§ **Required work**
Give an exact transcription of every line, dropping the images.
= = = = =
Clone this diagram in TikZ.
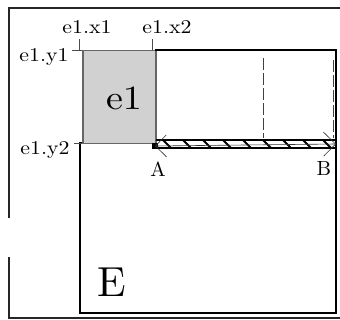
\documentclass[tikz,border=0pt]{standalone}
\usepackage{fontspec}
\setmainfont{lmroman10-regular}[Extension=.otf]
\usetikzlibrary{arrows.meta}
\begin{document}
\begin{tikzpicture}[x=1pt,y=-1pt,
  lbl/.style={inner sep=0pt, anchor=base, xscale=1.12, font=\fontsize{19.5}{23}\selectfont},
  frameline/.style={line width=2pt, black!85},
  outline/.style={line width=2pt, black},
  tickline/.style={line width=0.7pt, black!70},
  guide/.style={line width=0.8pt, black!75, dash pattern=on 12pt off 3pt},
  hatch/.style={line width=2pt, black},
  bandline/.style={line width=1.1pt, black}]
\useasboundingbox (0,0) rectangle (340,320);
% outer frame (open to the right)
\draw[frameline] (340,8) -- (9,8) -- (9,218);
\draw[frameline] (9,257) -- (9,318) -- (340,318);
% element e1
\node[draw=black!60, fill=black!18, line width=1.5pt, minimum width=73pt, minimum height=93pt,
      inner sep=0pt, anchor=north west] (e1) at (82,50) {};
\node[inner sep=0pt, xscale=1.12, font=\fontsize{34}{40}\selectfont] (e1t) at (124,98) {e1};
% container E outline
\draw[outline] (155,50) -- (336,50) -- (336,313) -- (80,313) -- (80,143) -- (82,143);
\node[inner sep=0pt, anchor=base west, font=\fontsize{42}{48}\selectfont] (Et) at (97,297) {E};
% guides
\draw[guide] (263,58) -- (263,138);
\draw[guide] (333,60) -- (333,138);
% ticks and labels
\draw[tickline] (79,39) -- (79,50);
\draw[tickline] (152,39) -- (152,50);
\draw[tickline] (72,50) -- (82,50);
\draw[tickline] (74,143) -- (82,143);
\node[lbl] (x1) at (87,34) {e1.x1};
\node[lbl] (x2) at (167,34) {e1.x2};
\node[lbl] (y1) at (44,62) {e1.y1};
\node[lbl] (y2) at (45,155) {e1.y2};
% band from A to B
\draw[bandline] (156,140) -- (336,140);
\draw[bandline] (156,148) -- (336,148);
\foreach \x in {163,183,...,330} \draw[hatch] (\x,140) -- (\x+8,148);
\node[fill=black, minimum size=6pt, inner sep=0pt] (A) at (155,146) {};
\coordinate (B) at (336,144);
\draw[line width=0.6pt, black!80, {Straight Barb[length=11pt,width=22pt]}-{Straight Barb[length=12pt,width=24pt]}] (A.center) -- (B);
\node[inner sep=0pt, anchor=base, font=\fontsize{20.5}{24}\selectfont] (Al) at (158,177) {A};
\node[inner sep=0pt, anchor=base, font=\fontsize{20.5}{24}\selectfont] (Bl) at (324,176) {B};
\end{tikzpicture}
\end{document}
= = = = =
§ **Output of the task**
Clone this diagram in TikZ.
\documentclass[tikz,border=0pt]{standalone}
\usepackage{fontspec}
\setmainfont{lmroman10-regular}[Extension=.otf]
\usetikzlibrary{arrows.meta}
\begin{document}
\begin{tikzpicture}[x=1pt,y=-1pt,
  lbl/.style={inner sep=0pt, anchor=base, xscale=1.12, font=\fontsize{19.5}{23}\selectfont},
  frameline/.style={line width=2pt, black!85},
  outline/.style={line width=2pt, black},
  tickline/.style={line width=0.7pt, black!70},
  guide/.style={line width=0.8pt, black!75, dash pattern=on 12pt off 3pt},
  hatch/.style={line width=2pt, black},
  bandline/.style={line width=1.1pt, black}]
\useasboundingbox (0,0) rectangle (340,320);
% outer frame (open to the right)
\draw[frameline] (340,8) -- (9,8) -- (9,218);
\draw[frameline] (9,257) -- (9,318) -- (340,318);
% element e1
\node[draw=black!60, fill=black!18, line width=1.5pt, minimum width=73pt, minimum height=93pt,
      inner sep=0pt, anchor=north west] (e1) at (82,50) {};
\node[inner sep=0pt, xscale=1.12, font=\fontsize{34}{40}\selectfont] (e1t) at (124,98) {e1};
% container E outline
\draw[outline] (155,50) -- (336,50) -- (336,313) -- (80,313) -- (80,143) -- (82,143);
\node[inner sep=0pt, anchor=base west, font=\fontsize{42}{48}\selectfont] (Et) at (97,297) {E};
% guides
\draw[guide] (263,58) -- (263,138);
\draw[guide] (333,60) -- (333,138);
% ticks and labels
\draw[tickline] (79,39) -- (79,50);
\draw[tickline] (152,39) -- (152,50);
\draw[tickline] (72,50) -- (82,50);
\draw[tickline] (74,143) -- (82,143);
\node[lbl] (x1) at (87,34) {e1.x1};
\node[lbl] (x2) at (167,34) {e1.x2};
\node[lbl] (y1) at (44,62) {e1.y1};
\node[lbl] (y2) at (45,155) {e1.y2};
% band from A to B
\draw[bandline] (156,140) -- (336,140);
\draw[bandline] (156,148) -- (336,148);
\foreach \x in {163,183,...,330} \draw[hatch] (\x,140) -- (\x+8,148);
\node[fill=black, minimum size=6pt, inner sep=0pt] (A) at (155,146) {};
\coordinate (B) at (336,144);
\draw[line width=0.6pt, black!80, {Straight Barb[length=11pt,width=22pt]}-{Straight Barb[length=12pt,width=24pt]}] (A.center) -- (B);
\node[inner sep=0pt, anchor=base, font=\fontsize{20.5}{24}\selectfont] (Al) at (158,177) {A};
\node[inner sep=0pt, anchor=base, font=\fontsize{20.5}{24}\selectfont] (Bl) at (324,176) {B};
\end{tikzpicture}
\end{document}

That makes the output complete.